▶ Exercise directions
Present each line of the entries below that holds the word "with".

▶ Dataset rows

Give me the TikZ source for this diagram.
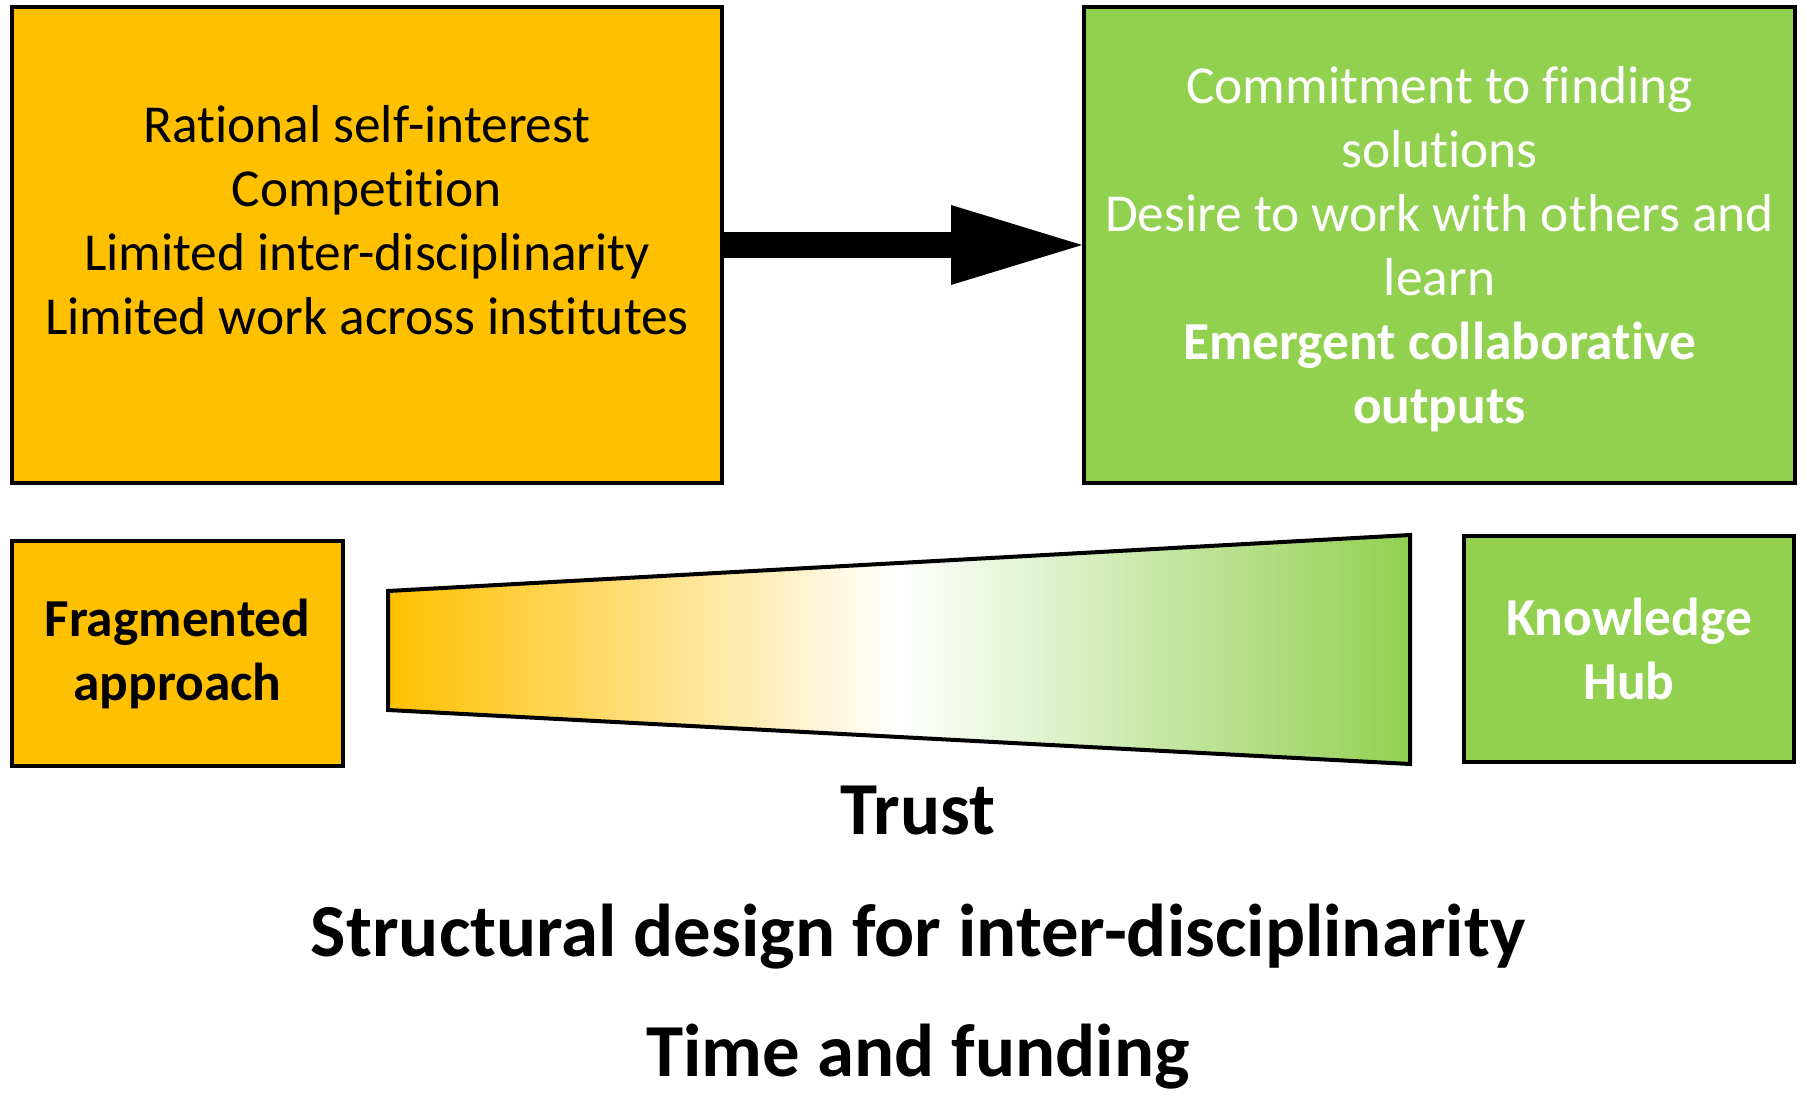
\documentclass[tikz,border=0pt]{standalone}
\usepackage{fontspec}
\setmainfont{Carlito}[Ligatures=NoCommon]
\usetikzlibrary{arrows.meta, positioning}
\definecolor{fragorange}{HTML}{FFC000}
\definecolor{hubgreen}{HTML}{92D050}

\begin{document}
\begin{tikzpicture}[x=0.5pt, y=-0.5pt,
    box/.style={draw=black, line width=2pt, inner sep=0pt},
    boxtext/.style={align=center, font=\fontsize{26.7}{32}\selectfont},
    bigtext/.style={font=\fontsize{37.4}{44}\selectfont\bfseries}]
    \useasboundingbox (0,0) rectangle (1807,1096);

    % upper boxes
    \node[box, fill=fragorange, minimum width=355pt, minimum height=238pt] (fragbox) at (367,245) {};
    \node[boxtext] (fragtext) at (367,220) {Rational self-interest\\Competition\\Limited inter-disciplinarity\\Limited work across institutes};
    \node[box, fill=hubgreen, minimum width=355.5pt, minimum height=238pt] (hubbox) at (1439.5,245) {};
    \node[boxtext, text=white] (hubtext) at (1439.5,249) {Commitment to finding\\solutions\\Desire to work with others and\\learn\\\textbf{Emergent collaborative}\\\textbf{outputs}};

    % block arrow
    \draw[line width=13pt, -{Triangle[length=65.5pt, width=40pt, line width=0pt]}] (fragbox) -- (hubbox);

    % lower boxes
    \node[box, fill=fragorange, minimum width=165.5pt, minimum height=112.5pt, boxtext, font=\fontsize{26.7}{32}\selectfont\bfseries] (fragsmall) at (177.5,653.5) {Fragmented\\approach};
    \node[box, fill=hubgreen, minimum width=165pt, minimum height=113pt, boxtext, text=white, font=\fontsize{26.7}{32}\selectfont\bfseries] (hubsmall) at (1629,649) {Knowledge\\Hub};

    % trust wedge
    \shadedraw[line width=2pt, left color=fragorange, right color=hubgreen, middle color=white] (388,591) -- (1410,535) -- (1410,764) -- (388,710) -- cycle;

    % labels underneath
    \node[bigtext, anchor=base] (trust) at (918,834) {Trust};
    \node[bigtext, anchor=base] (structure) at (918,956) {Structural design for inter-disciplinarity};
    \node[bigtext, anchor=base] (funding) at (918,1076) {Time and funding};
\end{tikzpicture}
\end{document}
---
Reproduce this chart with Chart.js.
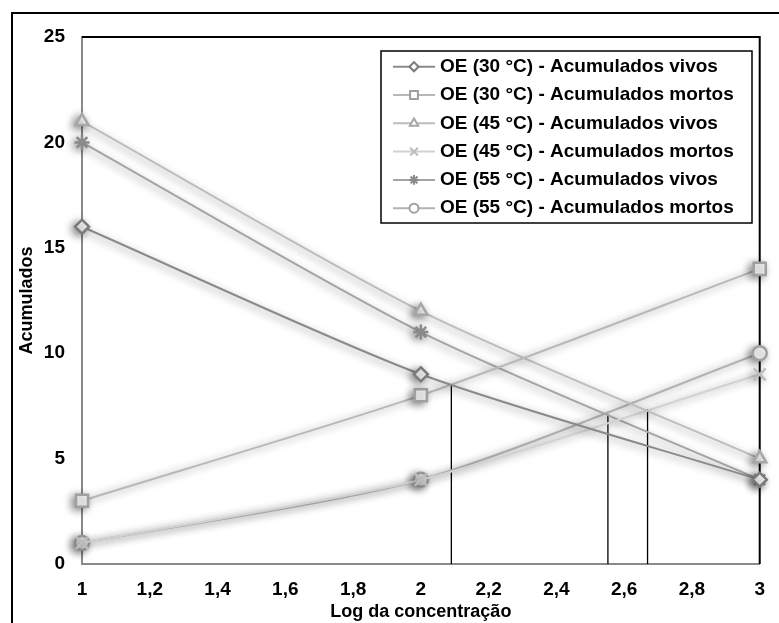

▶ Task solution
    \node[boxtext, text=white] (hubtext) at (1439.5,249) {Commitment to finding\\solutions\\Desire to work with others and\\learn\\\textbf{Emergent collaborative}\\\textbf{outputs}};
Reproduce this chart with Chart.js.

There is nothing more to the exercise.